(Exercise details) Only the number is wanted: how many lines in the data contain "chart"?

--- Begin Data listing ---

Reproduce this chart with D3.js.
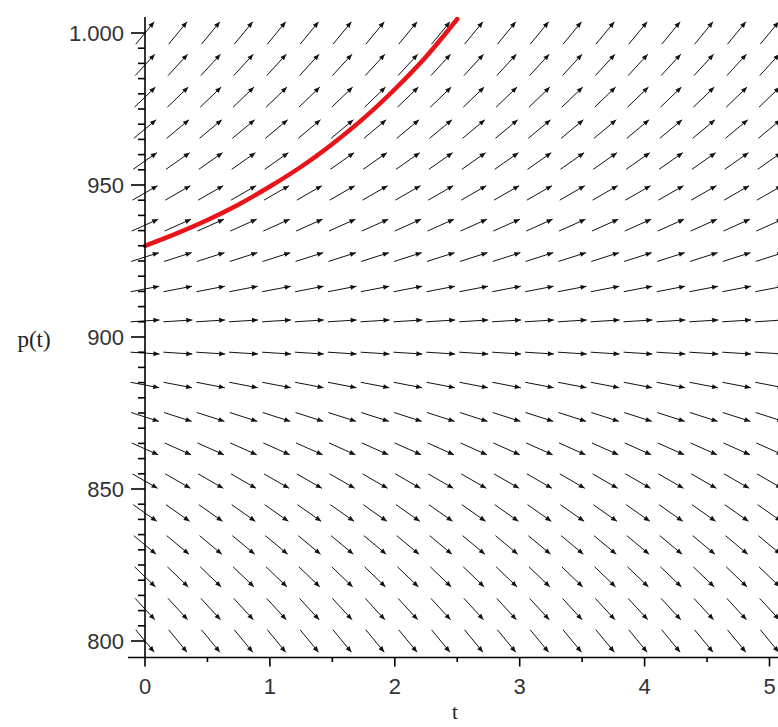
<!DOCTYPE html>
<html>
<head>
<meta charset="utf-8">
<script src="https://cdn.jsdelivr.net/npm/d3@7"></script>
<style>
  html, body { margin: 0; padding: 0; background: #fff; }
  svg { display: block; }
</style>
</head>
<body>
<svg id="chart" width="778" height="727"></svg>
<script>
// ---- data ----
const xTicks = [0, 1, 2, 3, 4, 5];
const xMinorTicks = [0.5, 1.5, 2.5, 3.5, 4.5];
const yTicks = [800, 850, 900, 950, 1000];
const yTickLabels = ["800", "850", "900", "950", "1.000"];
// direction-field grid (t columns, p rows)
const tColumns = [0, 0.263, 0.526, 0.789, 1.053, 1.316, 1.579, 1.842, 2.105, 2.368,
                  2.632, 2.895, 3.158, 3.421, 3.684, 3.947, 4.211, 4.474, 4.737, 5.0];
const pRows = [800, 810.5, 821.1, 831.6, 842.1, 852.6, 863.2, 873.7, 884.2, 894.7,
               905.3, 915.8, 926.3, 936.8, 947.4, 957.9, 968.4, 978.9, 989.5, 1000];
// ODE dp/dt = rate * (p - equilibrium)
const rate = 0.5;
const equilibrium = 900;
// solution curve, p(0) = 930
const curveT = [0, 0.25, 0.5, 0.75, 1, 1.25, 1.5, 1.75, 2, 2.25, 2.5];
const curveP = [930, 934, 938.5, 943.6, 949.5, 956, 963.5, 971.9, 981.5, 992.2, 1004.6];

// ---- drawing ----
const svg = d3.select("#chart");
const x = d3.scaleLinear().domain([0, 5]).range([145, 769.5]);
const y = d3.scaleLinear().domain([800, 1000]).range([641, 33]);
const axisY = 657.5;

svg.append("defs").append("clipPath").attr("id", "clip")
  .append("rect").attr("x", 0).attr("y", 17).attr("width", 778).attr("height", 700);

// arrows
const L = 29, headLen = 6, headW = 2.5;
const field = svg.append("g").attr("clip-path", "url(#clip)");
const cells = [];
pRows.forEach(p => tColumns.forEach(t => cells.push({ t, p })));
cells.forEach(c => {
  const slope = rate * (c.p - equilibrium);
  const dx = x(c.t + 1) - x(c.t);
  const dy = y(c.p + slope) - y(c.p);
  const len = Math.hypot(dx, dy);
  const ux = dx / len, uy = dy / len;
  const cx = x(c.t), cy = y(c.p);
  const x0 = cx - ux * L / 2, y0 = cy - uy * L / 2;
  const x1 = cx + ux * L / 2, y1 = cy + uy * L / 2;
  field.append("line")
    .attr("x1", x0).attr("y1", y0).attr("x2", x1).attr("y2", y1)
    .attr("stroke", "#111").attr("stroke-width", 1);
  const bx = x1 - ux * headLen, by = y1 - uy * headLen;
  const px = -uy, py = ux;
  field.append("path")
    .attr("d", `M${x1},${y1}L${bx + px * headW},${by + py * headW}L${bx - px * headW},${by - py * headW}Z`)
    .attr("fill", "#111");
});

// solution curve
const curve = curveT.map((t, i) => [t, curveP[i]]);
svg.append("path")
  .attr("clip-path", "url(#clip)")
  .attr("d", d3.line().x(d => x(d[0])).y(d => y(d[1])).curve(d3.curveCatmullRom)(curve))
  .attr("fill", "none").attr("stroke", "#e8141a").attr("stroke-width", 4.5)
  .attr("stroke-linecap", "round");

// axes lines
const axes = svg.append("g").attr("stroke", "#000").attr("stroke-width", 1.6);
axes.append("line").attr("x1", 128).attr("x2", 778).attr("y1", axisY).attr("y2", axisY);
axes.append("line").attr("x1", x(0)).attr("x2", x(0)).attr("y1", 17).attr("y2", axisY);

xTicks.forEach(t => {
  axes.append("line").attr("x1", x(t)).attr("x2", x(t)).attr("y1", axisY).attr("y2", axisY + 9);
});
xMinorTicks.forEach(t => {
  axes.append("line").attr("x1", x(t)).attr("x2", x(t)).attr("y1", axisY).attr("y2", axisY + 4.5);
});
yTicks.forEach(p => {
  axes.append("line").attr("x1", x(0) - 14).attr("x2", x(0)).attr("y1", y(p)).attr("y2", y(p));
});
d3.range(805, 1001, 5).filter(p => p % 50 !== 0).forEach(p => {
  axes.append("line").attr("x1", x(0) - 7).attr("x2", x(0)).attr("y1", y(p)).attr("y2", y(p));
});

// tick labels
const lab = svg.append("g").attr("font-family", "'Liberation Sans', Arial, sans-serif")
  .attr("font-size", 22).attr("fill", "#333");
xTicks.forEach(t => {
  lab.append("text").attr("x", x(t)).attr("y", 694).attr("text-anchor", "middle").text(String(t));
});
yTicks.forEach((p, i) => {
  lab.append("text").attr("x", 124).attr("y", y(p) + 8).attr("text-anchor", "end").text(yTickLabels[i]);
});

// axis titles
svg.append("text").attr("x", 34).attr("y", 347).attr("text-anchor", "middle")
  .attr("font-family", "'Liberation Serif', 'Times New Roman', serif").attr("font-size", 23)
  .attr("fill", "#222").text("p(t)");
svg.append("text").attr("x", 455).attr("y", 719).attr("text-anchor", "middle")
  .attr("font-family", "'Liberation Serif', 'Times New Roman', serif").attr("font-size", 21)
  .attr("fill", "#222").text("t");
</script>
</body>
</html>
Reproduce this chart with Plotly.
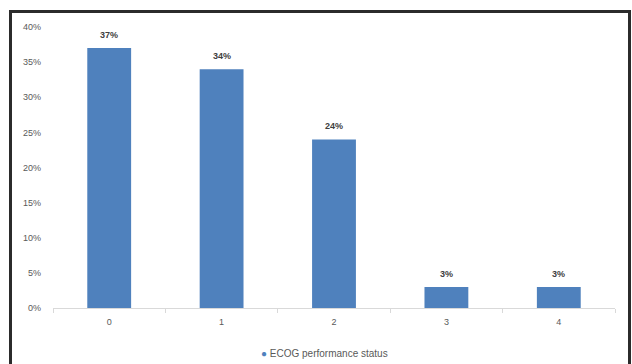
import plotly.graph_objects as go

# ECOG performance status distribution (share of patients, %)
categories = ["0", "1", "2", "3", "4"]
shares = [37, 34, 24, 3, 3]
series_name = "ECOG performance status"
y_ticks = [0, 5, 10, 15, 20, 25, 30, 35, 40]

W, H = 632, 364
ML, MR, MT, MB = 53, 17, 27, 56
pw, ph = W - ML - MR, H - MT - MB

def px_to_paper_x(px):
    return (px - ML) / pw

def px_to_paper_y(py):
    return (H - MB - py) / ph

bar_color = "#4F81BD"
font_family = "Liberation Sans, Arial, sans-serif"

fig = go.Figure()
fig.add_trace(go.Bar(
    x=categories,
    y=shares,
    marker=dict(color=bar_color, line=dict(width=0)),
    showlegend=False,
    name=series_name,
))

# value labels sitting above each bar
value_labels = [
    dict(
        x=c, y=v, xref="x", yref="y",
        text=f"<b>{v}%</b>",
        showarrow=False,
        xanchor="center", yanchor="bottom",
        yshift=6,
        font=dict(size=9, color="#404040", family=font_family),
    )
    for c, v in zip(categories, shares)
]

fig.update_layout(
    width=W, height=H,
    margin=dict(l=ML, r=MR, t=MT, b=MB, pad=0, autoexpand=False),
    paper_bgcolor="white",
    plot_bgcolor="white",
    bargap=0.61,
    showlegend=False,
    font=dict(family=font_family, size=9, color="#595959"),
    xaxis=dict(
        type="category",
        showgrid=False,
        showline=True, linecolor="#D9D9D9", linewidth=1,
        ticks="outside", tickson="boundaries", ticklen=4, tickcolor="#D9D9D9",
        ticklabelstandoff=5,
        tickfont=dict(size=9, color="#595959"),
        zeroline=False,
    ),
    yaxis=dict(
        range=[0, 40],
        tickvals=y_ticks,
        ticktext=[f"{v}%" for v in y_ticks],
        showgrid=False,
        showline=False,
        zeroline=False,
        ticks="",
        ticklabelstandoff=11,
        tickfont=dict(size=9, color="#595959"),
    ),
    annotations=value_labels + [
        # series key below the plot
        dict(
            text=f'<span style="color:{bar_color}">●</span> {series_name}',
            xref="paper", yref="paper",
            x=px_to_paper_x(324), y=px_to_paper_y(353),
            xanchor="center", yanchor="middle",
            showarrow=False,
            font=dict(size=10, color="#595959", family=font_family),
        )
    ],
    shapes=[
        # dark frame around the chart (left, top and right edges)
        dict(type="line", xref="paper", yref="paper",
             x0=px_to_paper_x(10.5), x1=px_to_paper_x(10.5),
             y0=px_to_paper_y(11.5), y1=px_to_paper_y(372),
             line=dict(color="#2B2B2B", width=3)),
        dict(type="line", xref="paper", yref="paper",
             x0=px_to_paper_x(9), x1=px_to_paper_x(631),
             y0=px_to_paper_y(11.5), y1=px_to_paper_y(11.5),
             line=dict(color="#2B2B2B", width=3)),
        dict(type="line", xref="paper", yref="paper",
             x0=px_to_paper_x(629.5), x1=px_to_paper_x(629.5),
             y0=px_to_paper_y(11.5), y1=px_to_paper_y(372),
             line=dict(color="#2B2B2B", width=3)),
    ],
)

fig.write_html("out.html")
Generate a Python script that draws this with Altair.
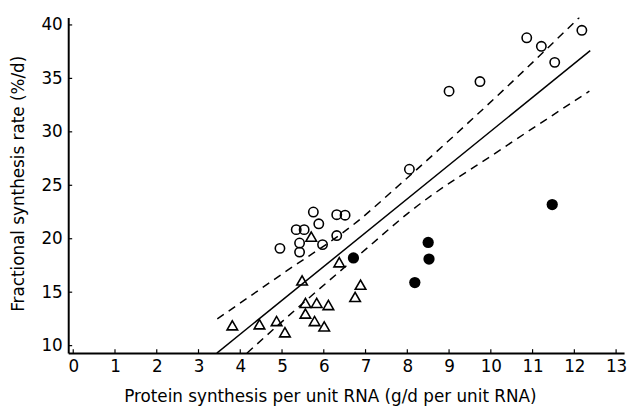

--- End Data listing ---

(Exercise answer) 5